Jenson Button and Susan Boyle have at least one thing in common. They both struggled for years in obscurity despite having some not inconsiderable talent. Yet, unlike SuBo, JeBu (Yes, I’m laying claim to that one if a Japanese restaurant in West London hasn’t already) appears to be chasing his dream through to a victorious conclusion. Judging by his performance in Turkey last Sunday, it would take more than the British public to stop him. They wouldn’t be able to catch him.

Button dominated Turkey in a fashion not seen since the Ottomans. Despite missing out on pole, he took advantage of a mistake by Sebastian Vettel on lap one and never looked back.

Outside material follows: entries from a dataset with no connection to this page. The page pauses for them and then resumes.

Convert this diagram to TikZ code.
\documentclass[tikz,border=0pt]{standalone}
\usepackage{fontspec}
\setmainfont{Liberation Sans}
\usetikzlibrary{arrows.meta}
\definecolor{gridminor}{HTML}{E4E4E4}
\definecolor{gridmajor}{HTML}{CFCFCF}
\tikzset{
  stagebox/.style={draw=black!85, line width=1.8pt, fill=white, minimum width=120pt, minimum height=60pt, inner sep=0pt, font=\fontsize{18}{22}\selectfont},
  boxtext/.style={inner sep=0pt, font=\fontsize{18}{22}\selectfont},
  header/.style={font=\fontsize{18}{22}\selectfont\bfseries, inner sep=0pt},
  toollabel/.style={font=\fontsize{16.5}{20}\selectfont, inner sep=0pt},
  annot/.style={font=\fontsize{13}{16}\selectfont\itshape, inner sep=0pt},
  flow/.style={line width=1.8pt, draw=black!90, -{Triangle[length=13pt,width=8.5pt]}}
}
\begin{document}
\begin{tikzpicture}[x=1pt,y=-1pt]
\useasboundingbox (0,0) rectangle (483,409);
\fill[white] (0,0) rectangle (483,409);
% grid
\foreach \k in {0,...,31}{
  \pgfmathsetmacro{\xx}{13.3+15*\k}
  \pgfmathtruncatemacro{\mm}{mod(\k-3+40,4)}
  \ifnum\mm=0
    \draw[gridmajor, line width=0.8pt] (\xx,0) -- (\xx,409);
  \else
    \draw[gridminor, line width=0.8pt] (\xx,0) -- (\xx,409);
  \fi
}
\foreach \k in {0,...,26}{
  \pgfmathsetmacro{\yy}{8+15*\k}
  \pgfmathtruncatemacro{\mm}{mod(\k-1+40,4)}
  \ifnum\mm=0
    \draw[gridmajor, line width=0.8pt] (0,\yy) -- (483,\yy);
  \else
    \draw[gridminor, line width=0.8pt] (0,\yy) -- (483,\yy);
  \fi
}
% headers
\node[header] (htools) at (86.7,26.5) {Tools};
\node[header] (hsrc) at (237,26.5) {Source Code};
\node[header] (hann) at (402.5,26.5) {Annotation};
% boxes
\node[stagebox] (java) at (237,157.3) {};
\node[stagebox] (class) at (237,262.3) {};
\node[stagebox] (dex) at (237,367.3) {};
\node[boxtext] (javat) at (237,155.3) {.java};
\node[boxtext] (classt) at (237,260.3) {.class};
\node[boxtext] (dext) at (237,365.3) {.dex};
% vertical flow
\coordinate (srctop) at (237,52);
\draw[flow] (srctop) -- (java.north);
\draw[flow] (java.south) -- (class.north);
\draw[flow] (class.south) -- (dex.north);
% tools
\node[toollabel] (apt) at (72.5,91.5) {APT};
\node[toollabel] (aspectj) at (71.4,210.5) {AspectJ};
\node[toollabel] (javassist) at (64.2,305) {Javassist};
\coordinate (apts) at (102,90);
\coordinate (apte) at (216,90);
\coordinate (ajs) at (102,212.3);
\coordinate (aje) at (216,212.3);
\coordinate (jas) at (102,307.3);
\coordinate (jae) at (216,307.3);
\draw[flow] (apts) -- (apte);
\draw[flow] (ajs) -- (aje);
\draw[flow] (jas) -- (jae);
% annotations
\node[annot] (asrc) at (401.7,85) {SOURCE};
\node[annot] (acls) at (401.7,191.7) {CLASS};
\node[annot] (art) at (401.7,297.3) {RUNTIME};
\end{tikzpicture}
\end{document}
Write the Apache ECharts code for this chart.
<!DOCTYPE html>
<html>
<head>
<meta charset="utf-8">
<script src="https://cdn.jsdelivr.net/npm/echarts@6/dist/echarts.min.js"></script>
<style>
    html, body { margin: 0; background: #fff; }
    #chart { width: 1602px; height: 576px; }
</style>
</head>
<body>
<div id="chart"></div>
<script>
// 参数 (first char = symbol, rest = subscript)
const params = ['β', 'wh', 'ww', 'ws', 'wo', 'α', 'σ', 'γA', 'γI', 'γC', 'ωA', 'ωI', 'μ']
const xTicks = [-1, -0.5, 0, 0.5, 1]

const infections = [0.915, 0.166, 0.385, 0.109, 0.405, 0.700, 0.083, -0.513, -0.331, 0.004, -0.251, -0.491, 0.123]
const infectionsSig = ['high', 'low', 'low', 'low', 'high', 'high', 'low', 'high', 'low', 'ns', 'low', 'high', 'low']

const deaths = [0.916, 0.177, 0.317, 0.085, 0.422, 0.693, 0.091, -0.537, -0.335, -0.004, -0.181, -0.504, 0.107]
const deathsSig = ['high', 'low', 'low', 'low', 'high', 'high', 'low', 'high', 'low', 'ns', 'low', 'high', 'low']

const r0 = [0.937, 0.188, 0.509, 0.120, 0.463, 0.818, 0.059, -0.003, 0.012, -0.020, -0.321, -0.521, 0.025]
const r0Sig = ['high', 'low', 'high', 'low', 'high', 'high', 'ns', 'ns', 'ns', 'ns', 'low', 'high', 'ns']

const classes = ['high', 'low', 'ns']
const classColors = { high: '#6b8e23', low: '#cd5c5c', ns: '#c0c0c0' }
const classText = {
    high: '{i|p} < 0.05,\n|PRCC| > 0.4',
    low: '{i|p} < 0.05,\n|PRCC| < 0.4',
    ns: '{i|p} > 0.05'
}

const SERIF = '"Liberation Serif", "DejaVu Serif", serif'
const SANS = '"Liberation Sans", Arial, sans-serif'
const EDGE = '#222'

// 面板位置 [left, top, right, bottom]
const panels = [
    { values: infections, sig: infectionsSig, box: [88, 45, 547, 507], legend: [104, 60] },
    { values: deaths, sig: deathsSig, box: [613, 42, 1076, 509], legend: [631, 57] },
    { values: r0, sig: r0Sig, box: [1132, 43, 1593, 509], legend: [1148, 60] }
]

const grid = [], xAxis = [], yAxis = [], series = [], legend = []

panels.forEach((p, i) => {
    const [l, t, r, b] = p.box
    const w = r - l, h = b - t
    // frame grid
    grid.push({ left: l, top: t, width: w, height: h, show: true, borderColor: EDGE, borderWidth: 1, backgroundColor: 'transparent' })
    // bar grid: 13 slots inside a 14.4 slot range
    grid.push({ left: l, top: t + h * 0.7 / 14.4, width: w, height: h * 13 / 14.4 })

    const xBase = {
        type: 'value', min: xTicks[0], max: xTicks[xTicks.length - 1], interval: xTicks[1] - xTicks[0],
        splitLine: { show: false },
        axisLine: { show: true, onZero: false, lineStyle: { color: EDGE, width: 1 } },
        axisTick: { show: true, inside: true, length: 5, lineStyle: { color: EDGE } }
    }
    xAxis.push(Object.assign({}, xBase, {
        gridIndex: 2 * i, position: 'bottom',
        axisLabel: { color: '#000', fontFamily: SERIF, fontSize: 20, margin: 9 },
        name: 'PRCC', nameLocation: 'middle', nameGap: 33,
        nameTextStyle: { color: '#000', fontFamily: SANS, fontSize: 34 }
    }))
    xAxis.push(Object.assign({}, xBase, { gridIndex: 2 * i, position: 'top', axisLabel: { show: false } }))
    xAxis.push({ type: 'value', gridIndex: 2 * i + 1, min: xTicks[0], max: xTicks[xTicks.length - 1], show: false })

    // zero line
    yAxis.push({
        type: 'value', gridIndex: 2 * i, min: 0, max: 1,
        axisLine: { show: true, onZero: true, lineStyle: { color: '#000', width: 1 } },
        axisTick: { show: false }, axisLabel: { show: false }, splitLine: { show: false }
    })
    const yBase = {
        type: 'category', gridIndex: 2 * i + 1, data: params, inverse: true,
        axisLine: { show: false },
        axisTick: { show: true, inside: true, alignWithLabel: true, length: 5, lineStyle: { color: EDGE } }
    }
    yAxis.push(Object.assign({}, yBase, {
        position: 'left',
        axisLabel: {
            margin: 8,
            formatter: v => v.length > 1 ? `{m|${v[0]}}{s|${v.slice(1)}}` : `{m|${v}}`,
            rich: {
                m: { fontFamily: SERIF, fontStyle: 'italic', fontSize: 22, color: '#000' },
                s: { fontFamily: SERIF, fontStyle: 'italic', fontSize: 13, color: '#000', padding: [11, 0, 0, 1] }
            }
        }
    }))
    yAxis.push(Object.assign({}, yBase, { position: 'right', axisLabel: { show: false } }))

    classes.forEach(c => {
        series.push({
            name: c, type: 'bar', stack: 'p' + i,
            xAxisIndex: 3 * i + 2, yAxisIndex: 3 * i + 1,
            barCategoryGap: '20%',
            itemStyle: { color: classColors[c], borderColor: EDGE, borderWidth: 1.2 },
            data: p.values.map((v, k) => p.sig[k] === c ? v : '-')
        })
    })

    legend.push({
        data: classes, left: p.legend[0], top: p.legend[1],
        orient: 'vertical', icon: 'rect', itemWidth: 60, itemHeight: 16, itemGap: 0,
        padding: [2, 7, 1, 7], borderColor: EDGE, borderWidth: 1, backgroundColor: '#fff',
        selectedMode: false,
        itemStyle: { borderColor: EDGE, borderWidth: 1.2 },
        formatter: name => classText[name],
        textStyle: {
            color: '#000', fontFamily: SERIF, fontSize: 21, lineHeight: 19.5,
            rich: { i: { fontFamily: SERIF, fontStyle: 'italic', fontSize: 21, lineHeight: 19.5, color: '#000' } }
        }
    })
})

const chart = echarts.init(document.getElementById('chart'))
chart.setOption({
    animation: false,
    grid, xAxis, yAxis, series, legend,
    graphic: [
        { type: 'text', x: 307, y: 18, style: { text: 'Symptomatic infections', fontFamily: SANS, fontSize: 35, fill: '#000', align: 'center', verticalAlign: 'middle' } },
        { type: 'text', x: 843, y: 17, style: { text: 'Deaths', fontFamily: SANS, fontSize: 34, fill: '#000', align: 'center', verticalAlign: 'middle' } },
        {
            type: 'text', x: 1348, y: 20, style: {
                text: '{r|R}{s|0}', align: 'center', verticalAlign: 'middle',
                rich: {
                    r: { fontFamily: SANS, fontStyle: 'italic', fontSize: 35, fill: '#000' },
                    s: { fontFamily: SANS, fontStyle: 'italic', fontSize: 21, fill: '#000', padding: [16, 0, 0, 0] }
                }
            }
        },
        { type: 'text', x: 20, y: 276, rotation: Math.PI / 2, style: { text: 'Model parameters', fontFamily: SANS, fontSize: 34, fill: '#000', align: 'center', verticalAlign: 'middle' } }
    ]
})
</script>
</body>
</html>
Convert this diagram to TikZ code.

Corner followed perfect corner. Each apex touched, he would sail off towards the next without putting so much as a tire-tread out of place. He was impervious. The car, too, it must be said, was in astonishing shape. Jenson could barely contain his gushing praise to the team once the race was complete.

His team mate, however, was not so happy.

Rubens Barrichello endured a torrid start to proceedings, practically going backwards at the start and slipping down the grid. He found himself first battling with Heikki Kovalainen in the frankly dreadful Mclaren, and then, after an untimely spin, jousting further down the pack with Kovalainen’s team mate Lewis Hamilton. Barrichello later retired with gearbox trouble, and claimed that the car’s rev limiter was activating on the straights and preventing him from overtaking. There were ambiguous rumblings from the aging Brazilian after the race about his team’s ‘bad luck’ falling only on one side.

Lewis himself must be absolutely seething. Mclaren’s failure to improve their already sluggish car left him completely powerless to take the fight to the season’s leaders. So slow was Hamilton’s Mclaren that it could not fend off Nelson Piquet despite full use of the KERS boost system. Mclaren will be ashamed of themselves. It is not hard to make a Formula One car go fast in a straight line.

As for the Brawns, we have perhaps not seen one car so dominant since the Mansell-piloted Williams-Renault of 1992. Then, too, it was driven by a man who might have won a championship or two more given the right machinery and less bad luck. Jenson might not have the raw genius of Mansell, but he is proving to be every bit as much the technical master. Silverstone awaits.